> [Data to process]
####################

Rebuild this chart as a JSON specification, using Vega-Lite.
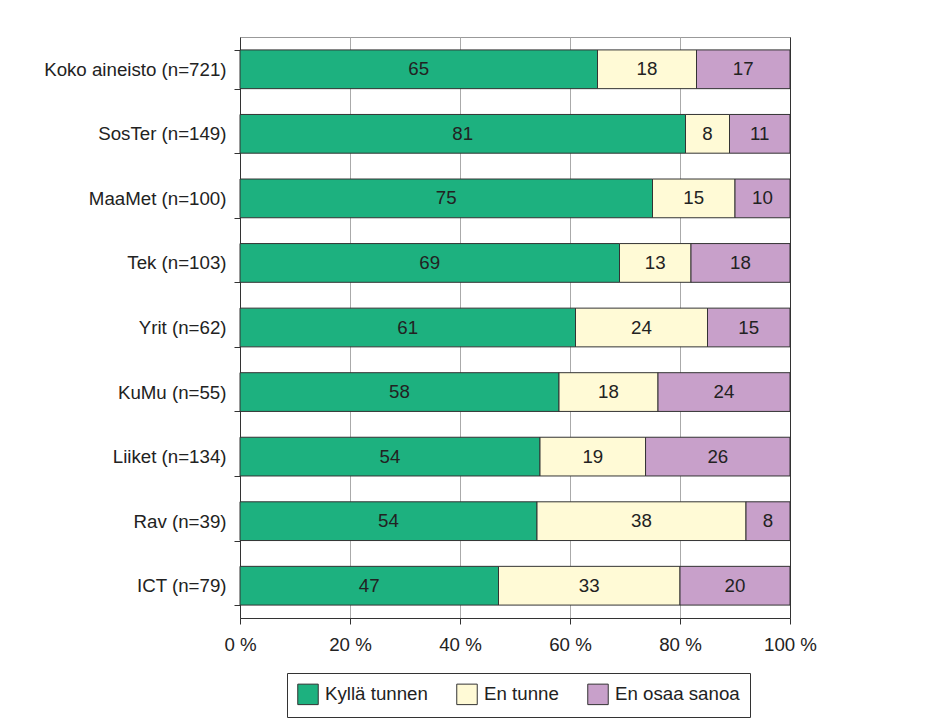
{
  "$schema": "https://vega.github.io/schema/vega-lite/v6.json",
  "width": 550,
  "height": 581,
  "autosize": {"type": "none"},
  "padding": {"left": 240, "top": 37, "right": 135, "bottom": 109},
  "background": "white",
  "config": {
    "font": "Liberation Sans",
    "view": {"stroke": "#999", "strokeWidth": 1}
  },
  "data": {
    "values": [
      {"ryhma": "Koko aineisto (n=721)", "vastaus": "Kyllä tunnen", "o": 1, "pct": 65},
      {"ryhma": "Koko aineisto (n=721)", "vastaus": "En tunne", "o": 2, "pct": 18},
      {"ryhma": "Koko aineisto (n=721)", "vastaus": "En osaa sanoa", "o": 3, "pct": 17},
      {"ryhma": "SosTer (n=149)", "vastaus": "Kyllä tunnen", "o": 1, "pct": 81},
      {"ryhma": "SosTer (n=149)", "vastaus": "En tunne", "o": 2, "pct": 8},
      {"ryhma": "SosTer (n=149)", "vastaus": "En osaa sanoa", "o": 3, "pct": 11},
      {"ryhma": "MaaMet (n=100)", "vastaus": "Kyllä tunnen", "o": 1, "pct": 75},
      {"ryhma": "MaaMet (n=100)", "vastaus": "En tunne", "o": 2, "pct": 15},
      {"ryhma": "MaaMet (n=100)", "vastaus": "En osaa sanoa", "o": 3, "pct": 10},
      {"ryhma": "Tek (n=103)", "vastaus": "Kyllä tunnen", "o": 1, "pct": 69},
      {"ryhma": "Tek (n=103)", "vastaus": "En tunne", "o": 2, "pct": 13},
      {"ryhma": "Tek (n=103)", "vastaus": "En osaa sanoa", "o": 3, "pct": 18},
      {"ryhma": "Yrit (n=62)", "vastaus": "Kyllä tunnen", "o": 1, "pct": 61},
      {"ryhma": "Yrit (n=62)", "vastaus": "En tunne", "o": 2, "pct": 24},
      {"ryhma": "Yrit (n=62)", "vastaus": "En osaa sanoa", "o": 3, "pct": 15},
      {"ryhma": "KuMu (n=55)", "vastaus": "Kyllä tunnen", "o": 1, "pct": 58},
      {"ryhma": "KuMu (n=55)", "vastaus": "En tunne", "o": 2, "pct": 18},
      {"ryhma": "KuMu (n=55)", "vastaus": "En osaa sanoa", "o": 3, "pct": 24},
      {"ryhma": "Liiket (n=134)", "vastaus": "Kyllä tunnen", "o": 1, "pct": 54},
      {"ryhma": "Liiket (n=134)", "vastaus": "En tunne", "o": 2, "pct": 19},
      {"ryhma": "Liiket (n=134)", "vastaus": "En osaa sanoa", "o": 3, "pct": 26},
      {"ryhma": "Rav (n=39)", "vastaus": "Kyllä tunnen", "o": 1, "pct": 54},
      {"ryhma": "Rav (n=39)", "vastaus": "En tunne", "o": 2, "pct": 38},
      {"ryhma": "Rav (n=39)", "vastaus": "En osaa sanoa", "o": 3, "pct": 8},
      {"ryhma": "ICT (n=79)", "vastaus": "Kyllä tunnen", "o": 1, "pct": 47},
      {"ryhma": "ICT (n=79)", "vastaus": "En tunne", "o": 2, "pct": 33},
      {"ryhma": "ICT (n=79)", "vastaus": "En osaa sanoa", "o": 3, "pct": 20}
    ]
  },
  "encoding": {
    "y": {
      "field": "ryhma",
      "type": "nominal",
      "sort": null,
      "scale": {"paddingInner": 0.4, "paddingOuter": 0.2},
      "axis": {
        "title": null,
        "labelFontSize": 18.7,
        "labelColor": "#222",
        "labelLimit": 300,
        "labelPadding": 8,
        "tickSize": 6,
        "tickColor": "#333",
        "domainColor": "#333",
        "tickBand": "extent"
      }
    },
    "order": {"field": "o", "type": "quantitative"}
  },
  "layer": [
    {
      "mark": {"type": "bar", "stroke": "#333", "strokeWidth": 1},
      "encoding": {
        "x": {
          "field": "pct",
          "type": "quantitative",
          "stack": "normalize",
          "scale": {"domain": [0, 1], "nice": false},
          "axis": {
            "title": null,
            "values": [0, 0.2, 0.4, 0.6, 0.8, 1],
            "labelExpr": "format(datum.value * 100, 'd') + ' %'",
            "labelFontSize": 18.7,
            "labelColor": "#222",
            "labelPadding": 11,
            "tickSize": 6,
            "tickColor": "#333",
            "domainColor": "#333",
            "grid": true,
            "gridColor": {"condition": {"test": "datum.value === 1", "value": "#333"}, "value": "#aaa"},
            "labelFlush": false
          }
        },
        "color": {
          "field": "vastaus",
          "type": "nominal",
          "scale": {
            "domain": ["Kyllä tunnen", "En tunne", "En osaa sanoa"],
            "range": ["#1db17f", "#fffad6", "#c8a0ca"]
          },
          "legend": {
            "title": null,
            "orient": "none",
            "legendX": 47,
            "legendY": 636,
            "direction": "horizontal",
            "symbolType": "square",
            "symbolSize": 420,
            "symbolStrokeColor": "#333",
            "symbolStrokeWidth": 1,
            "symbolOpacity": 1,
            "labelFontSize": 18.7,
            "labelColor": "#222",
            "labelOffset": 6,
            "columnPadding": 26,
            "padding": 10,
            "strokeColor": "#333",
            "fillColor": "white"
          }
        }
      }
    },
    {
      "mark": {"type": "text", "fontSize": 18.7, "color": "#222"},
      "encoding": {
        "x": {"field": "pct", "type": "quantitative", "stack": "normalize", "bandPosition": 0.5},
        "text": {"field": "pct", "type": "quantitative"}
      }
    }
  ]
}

####################

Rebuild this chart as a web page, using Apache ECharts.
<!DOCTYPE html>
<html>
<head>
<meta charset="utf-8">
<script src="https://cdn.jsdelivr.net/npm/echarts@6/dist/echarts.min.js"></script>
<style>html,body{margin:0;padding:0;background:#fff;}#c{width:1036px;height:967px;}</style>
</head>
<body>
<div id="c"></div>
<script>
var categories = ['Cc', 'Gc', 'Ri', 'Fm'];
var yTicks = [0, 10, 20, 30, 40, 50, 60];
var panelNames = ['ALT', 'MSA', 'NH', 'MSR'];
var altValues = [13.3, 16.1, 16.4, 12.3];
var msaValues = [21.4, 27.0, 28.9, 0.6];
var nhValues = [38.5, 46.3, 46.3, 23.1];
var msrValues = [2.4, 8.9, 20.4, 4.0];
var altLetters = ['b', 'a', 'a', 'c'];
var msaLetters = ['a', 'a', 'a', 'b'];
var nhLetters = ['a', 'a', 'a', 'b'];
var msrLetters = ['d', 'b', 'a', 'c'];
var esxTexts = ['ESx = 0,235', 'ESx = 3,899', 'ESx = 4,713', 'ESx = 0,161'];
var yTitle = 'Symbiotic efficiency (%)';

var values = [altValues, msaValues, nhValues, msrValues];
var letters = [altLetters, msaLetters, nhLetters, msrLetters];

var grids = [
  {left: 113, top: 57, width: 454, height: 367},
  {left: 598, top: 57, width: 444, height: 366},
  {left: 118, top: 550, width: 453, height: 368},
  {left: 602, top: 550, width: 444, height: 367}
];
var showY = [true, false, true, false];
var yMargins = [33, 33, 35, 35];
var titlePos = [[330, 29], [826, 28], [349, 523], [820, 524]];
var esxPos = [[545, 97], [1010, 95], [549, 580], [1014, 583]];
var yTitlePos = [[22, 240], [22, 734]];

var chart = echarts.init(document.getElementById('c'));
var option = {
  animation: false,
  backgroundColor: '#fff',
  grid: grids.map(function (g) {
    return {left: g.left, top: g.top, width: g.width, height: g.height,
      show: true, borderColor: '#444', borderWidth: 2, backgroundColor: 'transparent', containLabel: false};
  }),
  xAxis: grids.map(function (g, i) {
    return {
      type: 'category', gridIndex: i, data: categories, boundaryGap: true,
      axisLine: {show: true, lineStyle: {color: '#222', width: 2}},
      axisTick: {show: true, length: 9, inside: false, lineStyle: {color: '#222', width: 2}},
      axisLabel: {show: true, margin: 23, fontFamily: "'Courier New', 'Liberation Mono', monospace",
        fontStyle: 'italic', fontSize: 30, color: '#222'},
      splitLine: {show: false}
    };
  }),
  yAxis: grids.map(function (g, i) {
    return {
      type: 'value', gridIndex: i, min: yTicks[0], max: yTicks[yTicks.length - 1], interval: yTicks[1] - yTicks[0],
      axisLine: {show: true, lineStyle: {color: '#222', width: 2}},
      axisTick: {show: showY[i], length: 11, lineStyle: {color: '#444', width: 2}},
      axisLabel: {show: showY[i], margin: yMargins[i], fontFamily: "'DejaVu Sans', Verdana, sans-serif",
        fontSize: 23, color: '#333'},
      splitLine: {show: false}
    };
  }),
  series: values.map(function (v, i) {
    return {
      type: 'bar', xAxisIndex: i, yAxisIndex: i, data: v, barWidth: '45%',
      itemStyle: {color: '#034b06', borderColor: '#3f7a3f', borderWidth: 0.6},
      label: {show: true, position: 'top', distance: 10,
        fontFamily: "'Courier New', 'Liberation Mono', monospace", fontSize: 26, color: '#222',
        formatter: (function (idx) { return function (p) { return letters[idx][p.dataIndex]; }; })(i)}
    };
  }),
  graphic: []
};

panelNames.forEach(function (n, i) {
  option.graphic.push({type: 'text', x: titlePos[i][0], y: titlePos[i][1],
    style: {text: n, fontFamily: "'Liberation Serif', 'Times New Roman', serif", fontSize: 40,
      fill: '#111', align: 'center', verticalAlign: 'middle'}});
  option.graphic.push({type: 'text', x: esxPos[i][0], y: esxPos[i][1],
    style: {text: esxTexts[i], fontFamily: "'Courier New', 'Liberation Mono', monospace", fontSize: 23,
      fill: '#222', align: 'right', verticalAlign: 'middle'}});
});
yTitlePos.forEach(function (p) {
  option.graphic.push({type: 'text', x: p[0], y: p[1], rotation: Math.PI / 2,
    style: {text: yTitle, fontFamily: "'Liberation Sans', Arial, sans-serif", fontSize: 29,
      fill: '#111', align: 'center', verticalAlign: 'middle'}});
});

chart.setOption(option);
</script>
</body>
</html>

####################

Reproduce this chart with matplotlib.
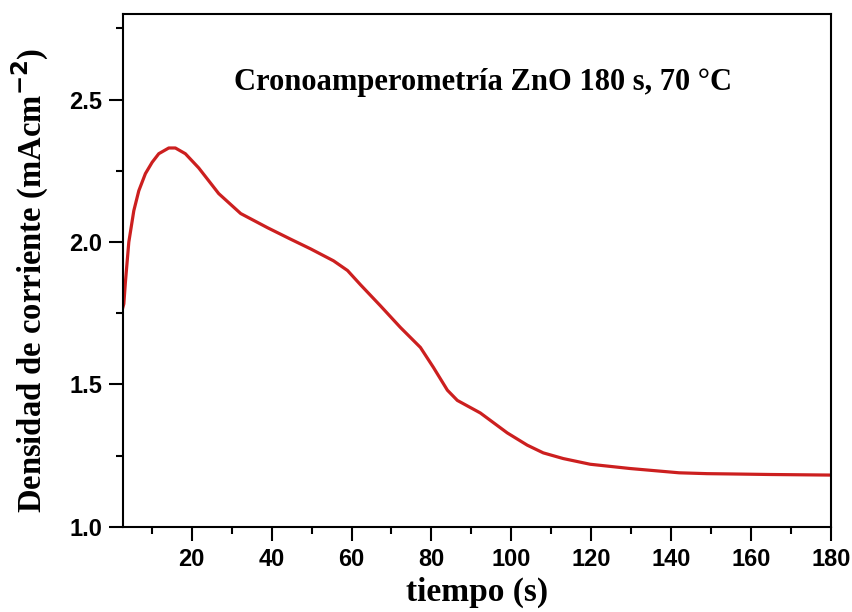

####################

> [Work to do] Find every line of the data that holds the string "this", then say how many there are and nothing else.

> [Task solution] 3